Without the pictures, output the lines of the material from the very first through the one that holds "ax.patch.set_visible(False)".
================
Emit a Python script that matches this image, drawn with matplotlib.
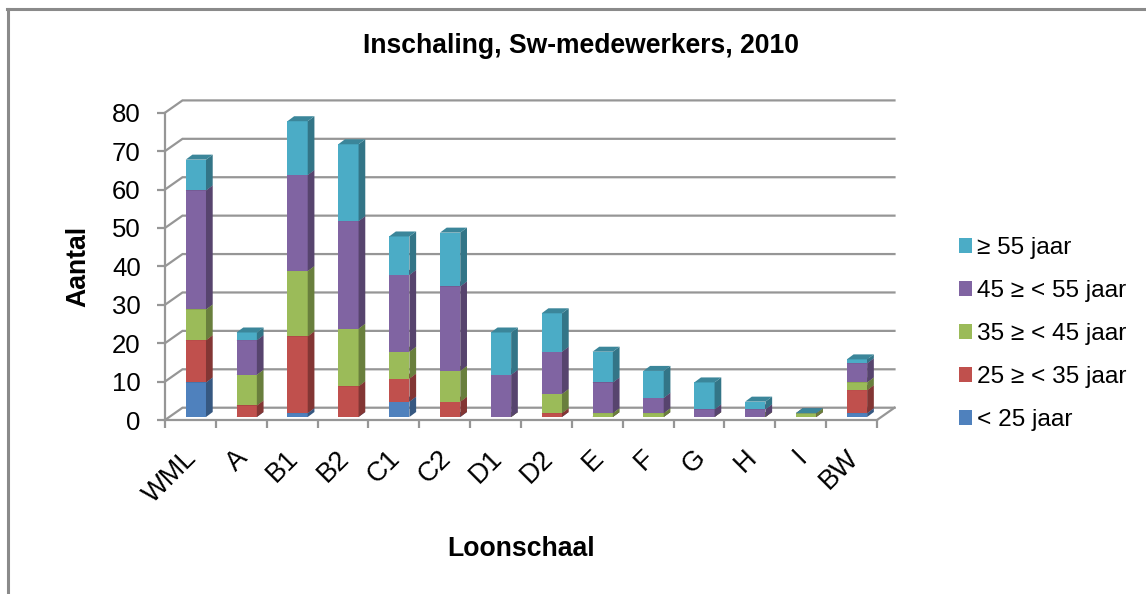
import matplotlib
matplotlib.use("Agg")
import matplotlib.pyplot as plt
from matplotlib.patches import Polygon, Patch
from matplotlib.lines import Line2D
import matplotlib.colors as mc
import numpy as np

plt.rcParams['font.family'] = ['Liberation Sans', 'DejaVu Sans']

categories = ["WML", "A", "B1", "B2", "C1", "C2", "D1", "D2", "E", "F", "G", "H", "I", "BW"]
age_lt25 = [9, 0, 1, 0, 4, 0, 0, 0, 0, 0, 0, 0, 0, 1]
age_25_35 = [11, 3, 20, 8, 6, 4, 0, 1, 0, 0, 0, 0, 0, 6]
age_35_45 = [8, 8, 17, 15, 7, 8, 0, 5, 1, 1, 0, 0, 1, 2]
age_45_55 = [31, 9, 25, 28, 20, 22, 11, 11, 8, 4, 2, 2, 0, 5]
age_ge55 = [8, 2, 14, 20, 10, 14, 11, 10, 8, 7, 7, 2, 0, 1]
series_labels = ["< 25 jaar", "25 ≥ < 35 jaar", "35 ≥ < 45 jaar", "45 ≥ < 55 jaar", "≥ 55 jaar"]
colors = ["#4F81BD", "#C0504D", "#9BBB59", "#8064A2", "#4BACC6"]
y_ticks = [0, 10, 20, 30, 40, 50, 60, 70, 80]

W, H = 1146, 594
fig = plt.figure(figsize=(W / 100, H / 100), dpi=100, facecolor="white")
ax = fig.add_axes([165 / W, (H - 420) / H, 712 / W, 307.3 / H])
ax.set_xlim(0, 14)
ax.set_ylim(0, 80)
ax.patch.set_visible(False)

GRID = "#969696"
LW = 1.6
wall_dx, wall_dy = 0.344, 3.2
for v in y_ticks:
    ax.plot([0, wall_dx, 14 + wall_dx], [v, v + wall_dy, v + wall_dy], color=GRID, lw=LW, clip_on=False, zorder=1, solid_joinstyle="miter")
ax.plot([14, 14 + wall_dx], [0, wall_dy], color=GRID, lw=LW, clip_on=False, zorder=1)

for s in ("top", "right"):
    ax.spines[s].set_visible(False)
for s in ("left", "bottom"):
    ax.spines[s].set_color(GRID)
    ax.spines[s].set_linewidth(LW)
    ax.spines[s].set_zorder(2)

ax.set_yticks(y_ticks)
ax.set_xticks(np.arange(0, 15))
ax.set_xticklabels([])
ax.set_xticks(np.arange(14) + 0.37, categories, minor=True, rotation=45, ha="right", va="top", rotation_mode="anchor")
ax.tick_params(axis="y", length=6, width=LW, color=GRID, labelsize=18.5, pad=11.5)
ax.tick_params(axis="x", which="major", length=6, width=LW, color=GRID)
ax.tick_params(axis="x", which="minor", length=0, labelsize=19.5, pad=18)

bar_left, bar_w, base = 0.407, 0.399, 0.78
dx, dy = 0.132, 1.3
stack = [age_lt25, age_25_35, age_35_45, age_45_55, age_ge55]
bottom = np.zeros(len(categories))
z = 3
for vals, col in zip(stack, colors):
    rgb = np.array(mc.to_rgb(col))
    side, top_c = rgb * 0.68, rgb * 0.78
    for i, v in enumerate(vals):
        x0, x1 = i + bar_left, i + bar_left + bar_w
        y0, y1 = bottom[i] + base, bottom[i] + v + base
        if v > 0:
            ax.add_patch(Polygon([(x0, y0), (x1, y0), (x1, y1), (x0, y1)], fc=col, ec="none", clip_on=False, zorder=z))
            ax.add_patch(Polygon([(x1, y0), (x1 + dx, y0 + dy), (x1 + dx, y1 + dy), (x1, y1)], fc=side, ec="none", clip_on=False, zorder=z))
        ax.add_patch(Polygon([(x0, y1), (x1, y1), (x1 + dx, y1 + dy), (x0 + dx, y1 + dy)], fc=top_c, ec="none", clip_on=False, zorder=z + 0.5))
    bottom += np.array(vals)
    z += 1

fig.text(581 / W, 1 - 46 / H, "Inschaling, Sw-medewerkers, 2010", fontsize=19.1, fontweight="bold", ha="center", va="center")
fig.text(521 / W, 1 - 549 / H, "Loonschaal", fontsize=19.2, fontweight="bold", ha="center", va="center")
fig.text(78.5 / W, 1 - 266 / H, "Aantal", fontsize=19.2, fontweight="bold", rotation=90, ha="center", va="center")

handles = [Patch(fc=c, ec="none") for c in colors[::-1]]
fig.legend(handles, series_labels[::-1], loc="upper left", bbox_to_anchor=(959 / W, 1 - 237 / H), frameon=False,
           fontsize=17.6, handlelength=0.53, handleheight=0.53, handletextpad=0.2, labelspacing=0.86, borderaxespad=0, borderpad=0)

fig.add_artist(Line2D([8 / W, 8 / W], [0, 1 - 9 / H], color="#8A8A8A", lw=2.2, transform=fig.transFigure))
fig.add_artist(Line2D([7 / W, 1], [1 - 9 / H, 1 - 9 / H], color="#8A8A8A", lw=2.2, transform=fig.transFigure))

fig.savefig("out.png", dpi=100, facecolor="white")
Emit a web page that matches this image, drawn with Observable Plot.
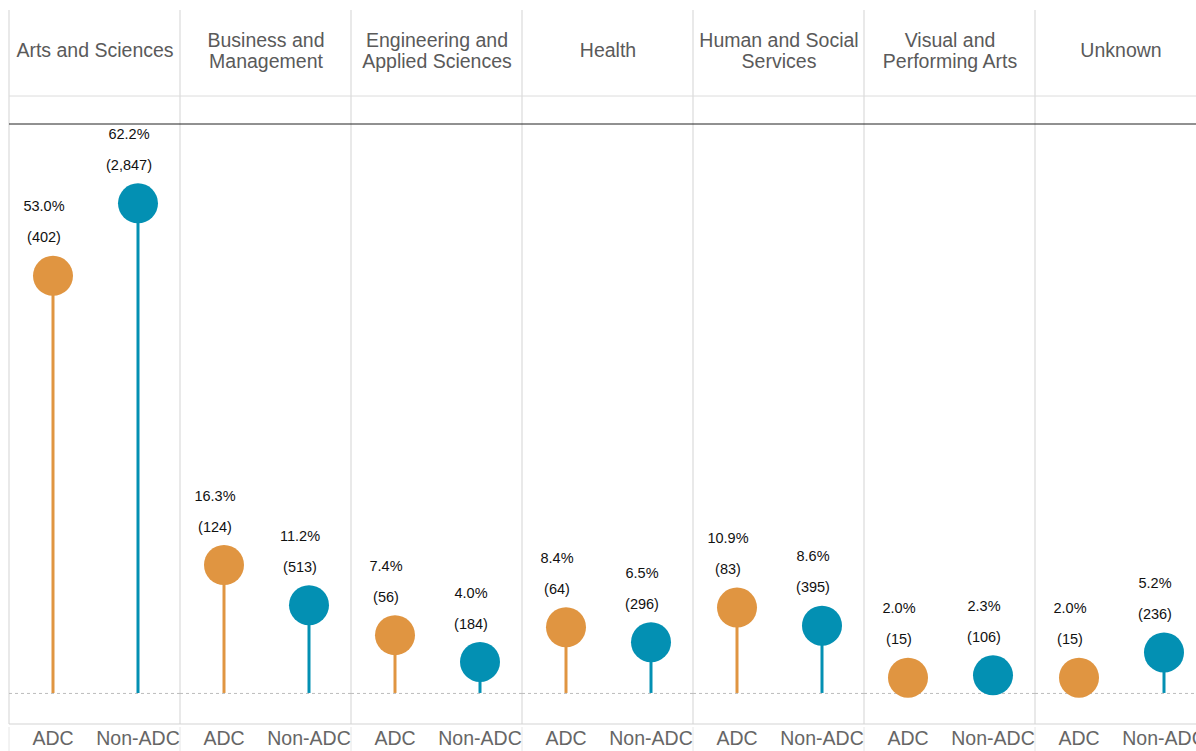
<!DOCTYPE html>
<html><head><meta charset="utf-8">
<script src="https://cdn.jsdelivr.net/npm/d3@7"></script>
<script src="https://cdn.jsdelivr.net/npm/@observablehq/plot@0.6"></script>
<style>
html,body{margin:0;padding:0;background:#fff;overflow:hidden;width:1196px;height:751px}
#chart{width:1196px;height:751px;overflow:hidden}
#chart svg{max-width:none !important;width:1208px !important;height:751px !important}
</style></head><body><div id="chart"></div>
<script>
const categories = ["Arts and Sciences","Business and Management","Engineering and Applied Sciences","Health","Human and Social Services","Visual and Performing Arts","Unknown"];
const headerLabels = ["Arts and Sciences","Business and\nManagement","Engineering and\nApplied Sciences","Health","Human and Social\nServices","Visual and\nPerforming Arts","Unknown"];
const groups = ["ADC","Non-ADC"];
const adcPct = [53.0,16.3,7.4,8.4,10.9,2.0,2.0];
const adcCount = [402,124,56,64,83,15,15];
const nonAdcPct = [62.2,11.2,4.0,6.5,8.6,2.3,5.2];
const nonAdcCount = [2847,513,184,296,395,106,236];
const colors = ["#e09541","#0390b3"];

const data = [];
categories.forEach((c,i)=>{
  data.push({category:c, group:"ADC", pct:adcPct[i], count:adcCount[i]});
  data.push({category:c, group:"Non-ADC", pct:nonAdcPct[i], count:nonAdcCount[i]});
});
const fmt = d3.format(",");
const W = 1208, H = 751;
const plot = Plot.plot({
  width: W, height: H,
  marginTop: 124, marginBottom: 27, marginLeft: 7, marginRight: 0,
  style: {fontFamily: "Arial, 'Liberation Sans', sans-serif", background:"#fff", overflow:"visible"},
  fx: {domain: categories, padding: 0, axis: null},
  x: {type: "band", domain: groups, padding: 0, axis: null},
  y: {domain: [-3.94, 72.2], range: [724, 124], axis: null},
  color: {domain: groups, range: colors},
  marks: [
    Plot.ruleY([0], {stroke:"#bdbdbd", strokeDasharray:"3,3"}),
    Plot.ruleX(data, {fx:"category", x:"group", y1:0, y2:"pct", stroke:"group", strokeWidth:3}),
    Plot.dot(data, {fx:"category", x:"group", y:"pct", r:20, fill:"group"}),
    Plot.text(data, {fx:"category", x:"group", y:"pct", text: d=>d.pct.toFixed(1)+"%", dy:-69, dx:-9, fontSize:14.5, fill:"#111"}),
    Plot.text(data, {fx:"category", x:"group", y:"pct", text: d=>"(" + fmt(d.count) + ")", dy:-38, dx:-9, fontSize:14.5, fill:"#111"}),
    Plot.text(categories, {fx: d=>d, text: (d,i)=>headerLabels[i], frameAnchor:"top", dy:-74, lineAnchor:"middle", lineHeight:1.1, fontSize:19.5, fill:"#5a5a5a"}),
    Plot.axisX({tickSize:0, tickPadding:7, fontSize:19.5, fill:"#666", label:null})
  ]
});
document.getElementById("chart").appendChild(plot);

// structural lines derived from the scales
const fx = plot.scale("fx");
const yr = plot.scale("y").range; // [bottom, top]
const svg = d3.select(plot);
const g = svg.insert("g", ":first-child");
const lefts = categories.map(c => fx.apply(c));
const yBottom = Math.max(...yr), yTop = Math.min(...yr);
lefts.forEach(x => {
  g.append("line").attr("x1", x).attr("x2", x).attr("y1", 10).attr("y2", yBottom).attr("stroke", "#d3d3d3");
  g.append("line").attr("x1", x).attr("x2", x).attr("y1", yBottom + 3).attr("y2", H).attr("stroke", "#e6e6e6");
});
g.append("line").attr("x1", lefts[0]).attr("x2", W).attr("y1", yTop - 28).attr("y2", yTop - 28).attr("stroke", "#dcdcdc");
g.append("line").attr("x1", lefts[0]).attr("x2", W).attr("y1", yBottom).attr("y2", yBottom).attr("stroke", "#d3d3d3");
svg.append("line").attr("x1", lefts[0]).attr("x2", W).attr("y1", yTop).attr("y2", yTop).attr("stroke", "#222");
</script></body></html>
================
* [Correct output]
Emit a Python script that matches this image, drawn with matplotlib.
import matplotlib
matplotlib.use("Agg")
import matplotlib.pyplot as plt
from matplotlib.patches import Polygon, Patch
from matplotlib.lines import Line2D
import matplotlib.colors as mc
import numpy as np

plt.rcParams['font.family'] = ['Liberation Sans', 'DejaVu Sans']

categories = ["WML", "A", "B1", "B2", "C1", "C2", "D1", "D2", "E", "F", "G", "H", "I", "BW"]
age_lt25 = [9, 0, 1, 0, 4, 0, 0, 0, 0, 0, 0, 0, 0, 1]
age_25_35 = [11, 3, 20, 8, 6, 4, 0, 1, 0, 0, 0, 0, 0, 6]
age_35_45 = [8, 8, 17, 15, 7, 8, 0, 5, 1, 1, 0, 0, 1, 2]
age_45_55 = [31, 9, 25, 28, 20, 22, 11, 11, 8, 4, 2, 2, 0, 5]
age_ge55 = [8, 2, 14, 20, 10, 14, 11, 10, 8, 7, 7, 2, 0, 1]
series_labels = ["< 25 jaar", "25 ≥ < 35 jaar", "35 ≥ < 45 jaar", "45 ≥ < 55 jaar", "≥ 55 jaar"]
colors = ["#4F81BD", "#C0504D", "#9BBB59", "#8064A2", "#4BACC6"]
y_ticks = [0, 10, 20, 30, 40, 50, 60, 70, 80]

W, H = 1146, 594
fig = plt.figure(figsize=(W / 100, H / 100), dpi=100, facecolor="white")
ax = fig.add_axes([165 / W, (H - 420) / H, 712 / W, 307.3 / H])
ax.set_xlim(0, 14)
ax.set_ylim(0, 80)
ax.patch.set_visible(False)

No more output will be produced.